MIT tech generates 3D holograms in real-time

Many children in the 80s will remember various holographic video games that would turn up in malls and arcades. Many of us thought the future would be filled with holographic games and movies, but that hasn't happened. MIT has developed a new method of generating holograms using artificial intelligence to create holographic content in real-time. The new method is called tensor holography and can be run on a smartphone or laptop.

MIT researchers say that current VR headsets can make users feel sick because VR simulates 3D viewing on a fixed 2D display. Researchers believe a better way to view 3D content could be holograms remade for the digital world. Holograms can deliver excellent representations of the 3D world by shifting the perspective based on the viewer's position. That fact allows the eye to adjust the focal depth to alternately focus on the foreground and background.

Researchers have been working to make computer-generated holograms, but that process required a supercomputer to run huge amounts of physics simulations.
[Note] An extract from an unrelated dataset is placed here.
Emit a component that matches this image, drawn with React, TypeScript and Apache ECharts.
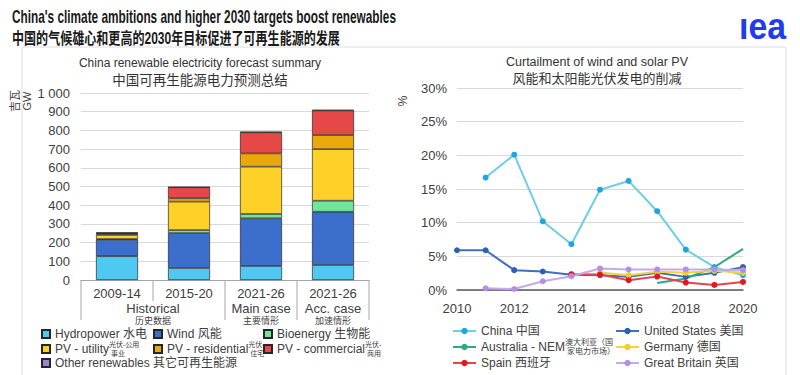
import React, { useEffect, useRef } from 'react';
import * as echarts from 'echarts';

const FONT = "'Liberation Sans', Arial, 'Noto Sans CJK SC', sans-serif";
const TXT = '#404040';

// ---------- Left chart data (GW) ----------
const categories = ['2009-14 hist', '2015-20 hist', '2021-26 main', '2021-26 acc'];
const categoryLabels = ['2009-14', '2015-20', '2021-26', '2021-26'];
const groupLabels = ['Historical', 'Main case', 'Acc. case'];
const groupSubLabels = ['历史数据', '主要情形', '加速情形'];
const groupSpans = [[0, 1], [2, 2], [3, 3]];
const hydropower = [127, 64, 75, 80];
const wind = [88, 187, 255, 285];
const bioenergy = [4, 16, 23, 59];
const pvUtility = [22, 152, 253, 276];
const pvResidential = [6, 18, 71, 75];
const pvCommercial = [5, 59, 113, 132];
const otherRenewables = [1, 1, 2, 2];

// ---------- Right chart data (% curtailment) ----------
const years = [2010, 2011, 2012, 2013, 2014, 2015, 2016, 2017, 2018, 2019, 2020];
const china = [null, 16.7, 20.1, 10.2, 6.8, 14.9, 16.2, 11.7, 6.0, 3.4, 2.2];
const unitedStates = [5.9, 5.9, 2.95, 2.75, 2.25, 2.2, 1.95, 2.55, 1.95, 2.55, 3.4];
const australia = [null, null, null, null, null, null, null, 1.05, 1.7, 3.4, 6.1];
const germany = [null, null, null, null, null, 2.6, 2.2, 2.7, 2.55, 2.85, 2.55];
const spain = [null, null, null, null, 2.35, 2.3, 1.45, 2.0, 1.1, 0.75, 1.2];
const greatBritain = [null, 0.25, 0.15, 1.3, 2.05, 3.2, 3.05, 3.05, 3.05, 3.05, 2.95];

const toPairs = (vals: (number | null)[]) =>
  years.map((y, i) => [y, vals[i]]).filter((p) => p[1] !== null);

const measure = (text: string, font: string) => {
  const ctx = document.createElement('canvas').getContext('2d')!;
  ctx.font = font;
  return ctx.measureText(text).width;
};

export default function App() {
  const ref = useRef<HTMLDivElement>(null);

  useEffect(() => {
    if (!ref.current) return;
    const chart = echarts.init(ref.current, undefined, { renderer: 'svg' });

    const barSeries = [
      { name: 'Hydropower 水电', data: hydropower, color: '#4fc8f2' },
      { name: 'Wind 风能', data: wind, color: '#3b6fcb' },
      { name: 'Bioenergy 生物能', data: bioenergy, color: '#6fe69a' },
      { name: 'PV - utility', data: pvUtility, color: '#ffd027' },
      { name: 'PV - residential', data: pvResidential, color: '#eaa80a' },
      { name: 'PV - commercial', data: pvCommercial, color: '#e64848' },
      { name: 'Other renewables 其它可再生能源', data: otherRenewables, color: '#9d83d8' },
    ].map((s) => ({
      type: 'bar',
      name: s.name,
      stack: 'total',
      xAxisIndex: 0,
      yAxisIndex: 0,
      barWidth: 42,
      data: s.data,
      itemStyle: { color: s.color, borderColor: '#262626', borderWidth: 0.7 },
    }));

    const lineDefs = [
      { name: 'China 中国', data: china, line: '#6ccfe6', dot: '#1fa6de', symbol: true },
      { name: 'United States 美国', data: unitedStates, line: '#3f70b7', dot: '#2a62ad', symbol: true },
      { name: 'Australia - NEM', data: australia, line: '#2fa884', dot: '#2fa884', symbol: false },
      { name: 'Germany 德国', data: germany, line: '#f5d13b', dot: '#f5cc2a', symbol: true },
      { name: 'Spain 西班牙', data: spain, line: '#e0474d', dot: '#e8141e', symbol: true },
      { name: 'Great Britain 英国', data: greatBritain, line: '#c5a9ef', dot: '#b48ee8', symbol: true },
    ];
    const lineSeries = lineDefs.map((s) => ({
      type: 'line',
      name: s.name,
      xAxisIndex: 1,
      yAxisIndex: 1,
      data: toPairs(s.data),
      symbol: s.symbol ? 'circle' : 'none',
      symbolSize: 6,
      lineStyle: { color: s.line, width: 2 },
      itemStyle: { color: s.dot },
    }));

    const legendText = { color: TXT, fontSize: 12, fontFamily: FONT };
    const leftLegendPos: [string, number, number][] = [
      ['Hydropower 水电', 41, 334],
      ['Wind 风能', 153, 334],
      ['Bioenergy 生物能', 263, 334],
      ['PV - utility', 41, 349],
      ['PV - residential', 153, 349],
      ['PV - commercial', 263, 349],
      ['Other renewables 其它可再生能源', 41, 363],
    ];
    const rightLegendPos: [string, number, number][] = [
      ['China 中国', 452, 331],
      ['United States 美国', 615, 331],
      ['Australia - NEM', 452, 347],
      ['Germany 德国', 615, 347],
      ['Spain 西班牙', 452, 363],
      ['Great Britain 英国', 615, 363],
    ];
    const legends = [
      ...leftLegendPos.map(([n, l, c]) => ({
        data: [n], left: l, top: c - 6, itemWidth: 8, itemHeight: 8, icon: 'rect',
        padding: 0, textStyle: { ...legendText, lineHeight: 12 },
      })),
      ...rightLegendPos.map(([n, l, c]) => ({
        data: [n], left: l, top: c - 6, itemWidth: 23, itemHeight: 8,
        padding: 0, textStyle: { ...legendText, lineHeight: 12 },
      })),
    ];

    const option: any = {
      animation: false,
      textStyle: { fontFamily: FONT },
      legend: legends,
      grid: [
        { left: 81, right: 431, top: 93, bottom: 95 },
        { left: 457, right: 57, top: 88, bottom: 85 },
      ],
      xAxis: [
        {
          type: 'category', gridIndex: 0, data: categories,
          axisLine: { lineStyle: { color: '#a6a6a6', width: 1 } },
          axisTick: { show: false },
          axisLabel: {
            color: TXT, fontSize: 13, margin: 7,
            formatter: (_v: string, i: number) => categoryLabels[i],
          },
        },
        {
          type: 'value', gridIndex: 1, min: 2010, max: 2020, interval: 2,
          axisLine: { show: true, lineStyle: { color: '#595959', width: 1.5 } },
          axisTick: { show: false },
          splitLine: { show: false },
          axisLabel: { color: TXT, fontSize: 13, margin: 12, formatter: (v: number) => String(v) },
        },
      ],
      yAxis: [
        {
          type: 'value', gridIndex: 0, min: 0, max: 1000, interval: 100,
          axisLine: { show: false }, axisTick: { show: false },
          splitLine: { lineStyle: { color: '#d9d9d9' } },
          axisLabel: {
            color: TXT, fontSize: 13, margin: 11,
            formatter: (v: number) => String(v).replace(/\B(?=(\d{3})+(?!\d))/g, ' '),
          },
        },
        {
          type: 'value', gridIndex: 1, min: 0, max: 30, interval: 5,
          axisLine: { show: false }, axisTick: { show: false },
          splitLine: { lineStyle: { color: '#d9d9d9' } },
          axisLabel: { color: TXT, fontSize: 13, margin: 10, formatter: '{value}%' },
        },
      ],
      series: [...barSeries, ...lineSeries],
    };
    chart.setOption(option);

    // ---- decorations computed from the axes ----
    const xs = categories.map((_, i) => chart.convertToPixel({ xAxisIndex: 0 } as any, i) as number);
    const y0 = chart.convertToPixel({ yAxisIndex: 0 } as any, 0) as number;
    const band = xs[1] - xs[0];
    const bounds = [...xs.map((x) => x - band / 2), xs[xs.length - 1] + band / 2];
    const groupStarts = new Set(groupSpans.map((g) => g[0]));
    const elements: any[] = [];

    elements.push({
      type: 'rect', shape: { x: 22, y: 47, width: 764, height: 345, r: 2 },
      style: { fill: 'none', stroke: '#dcdcdc', lineWidth: 1 }, z: -10, silent: true,
    });

    bounds.forEach((bx, i) => {
      const long = i === bounds.length - 1 || groupStarts.has(i);
      elements.push({
        type: 'line', shape: { x1: bx, y1: y0, x2: bx, y2: y0 + (long ? 40 : 21) },
        style: { stroke: '#a6a6a6', lineWidth: 1 }, silent: true,
      });
    });
    groupSpans.forEach((g, k) => {
      const cx = (xs[g[0]] + xs[g[1]]) / 2;
      elements.push({
        type: 'text', x: cx, y: y0 + 28,
        style: { text: groupLabels[k], fontSize: 13, fontFamily: FONT, fill: TXT, textAlign: 'center', textVerticalAlign: 'middle' },
      });
      elements.push({
        type: 'text', x: cx, y: y0 + 41,
        style: { text: groupSubLabels[k], fontSize: 9, fontFamily: FONT, fill: TXT, textAlign: 'center', textVerticalAlign: 'middle' },
      });
    });

    // Titles
    const t1 = "China's climate ambitions and higher 2030 targets boost renewables";
    const t1Font = `bold 18px ${FONT}`;
    const t2 = '中国的气候雄心和更高的2030年目标促进了可再生能源的发展';
    const t2Font = `bold 16px ${FONT}`;
    elements.push({
      type: 'text', x: 12, y: 16, scaleX: 384 / measure(t1, t1Font),
      style: { text: t1, fontSize: 18, fontWeight: 'bold', fontFamily: FONT, fill: '#1a1a1a', textVerticalAlign: 'middle' },
    });
    elements.push({
      type: 'text', x: 12, y: 38, scaleX: 328 / measure(t2, t2Font),
      style: { text: t2, fontSize: 16, fontWeight: 'bold', fontFamily: FONT, fill: '#1a1a1a', textVerticalAlign: 'middle' },
    });
    const logoFont = `bold 36px ${FONT}`;
    elements.push({
      type: 'text', x: 739, y: 26, scaleX: 47 / measure('ıea', logoFont),
      style: { text: 'ıea', fontSize: 36, fontWeight: 'bold', fontFamily: FONT, fill: '#1f3cf0', textVerticalAlign: 'middle' },
    });

    // Chart titles
    const ctitle = (text: string, x: number, y: number, size: number) => ({
      type: 'text', x, y,
      style: { text, fontSize: size, fontFamily: FONT, fill: '#333', textAlign: 'center', textVerticalAlign: 'middle' },
    });
    elements.push(ctitle('China renewable electricity forecast summary', 200, 63, 12));
    elements.push(ctitle('中国可再生能源电力预测总结', 200, 80, 13.5));
    elements.push(ctitle('Curtailment of wind and solar PV', 597, 62, 12.5));
    elements.push(ctitle('风能和太阳能光伏发电的削减', 597, 78, 13));

    // Axis names
    elements.push({
      type: 'text', x: 21, y: 101, rotation: Math.PI / 2,
      style: { text: '吉瓦\nGW', fontSize: 11, lineHeight: 12, fontFamily: FONT, fill: TXT, textAlign: 'center', textVerticalAlign: 'middle' },
    });
    elements.push({
      type: 'text', x: 403, y: 101, rotation: Math.PI / 2,
      style: { text: '%', fontSize: 12, fontFamily: FONT, fill: TXT, textAlign: 'center', textVerticalAlign: 'middle' },
    });

    // Small bilingual notes next to legend entries
    const lf = `12px ${FONT}`;
    const note = (mainName: string, left: number, iconW: number, cy: number, l1: string, l2: string, size: number) => {
      const x = left + iconW + 5 + measure(mainName, lf) + 1;
      elements.push({ type: 'text', x, y: cy - 4.5, style: { text: l1, fontSize: size, fontFamily: FONT, fill: TXT, textVerticalAlign: 'middle' } });
      elements.push({ type: 'text', x: x + 2, y: cy + 4, style: { text: l2, fontSize: size, fontFamily: FONT, fill: TXT, textVerticalAlign: 'middle' } });
    };
    note('PV - utility', 41, 8, 349, '光伏-公用', '事业', 7);
    note('PV - residential', 153, 8, 349, '光伏-', '住宅', 7);
    note('PV - commercial', 263, 8, 349, '光伏-', '商用', 7);
    note('Australia - NEM', 452, 23, 347, '澳大利亚（国', '家电力市场）', 8);

    chart.setOption({ graphic: { elements } });

    return () => chart.dispose();
  }, []);

  return <div ref={ref} style={{ width: 800, height: 375, position: 'absolute', left: 0, top: 0, background: '#fff' }} />;
}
Not only was that time-consuming, but it resulted in less than photorealistic results. MIT's new method can produce holograms nearly instantaneously. It uses an in-depth learning-based methodology that is efficient enough to run on the laptop or smartphone very quickly.

MIT researcher Liang Shi, the lead researcher on the project, says tensor holography can finally bring the ten-year goal of commercially available holographic displays to reality. Shi also believes the advance could bring holography into fields like VR and 3D printing. Holograms encode the brightness and phase of each lightwave in combination to deliver a more accurate depiction of the parallax and depth of the scene.

Computer-generated holography requires each point in the scene to have a different depth, so the same operations can't be applied to all of the scene, increasing complexity significantly. Traditional holograms require a clustered supercomputer to run the physics-based simulations and take seconds or minutes to generate a single holographic image. The team's deep learning methods accelerate computer-generated holography allowing for real-time hologram generation.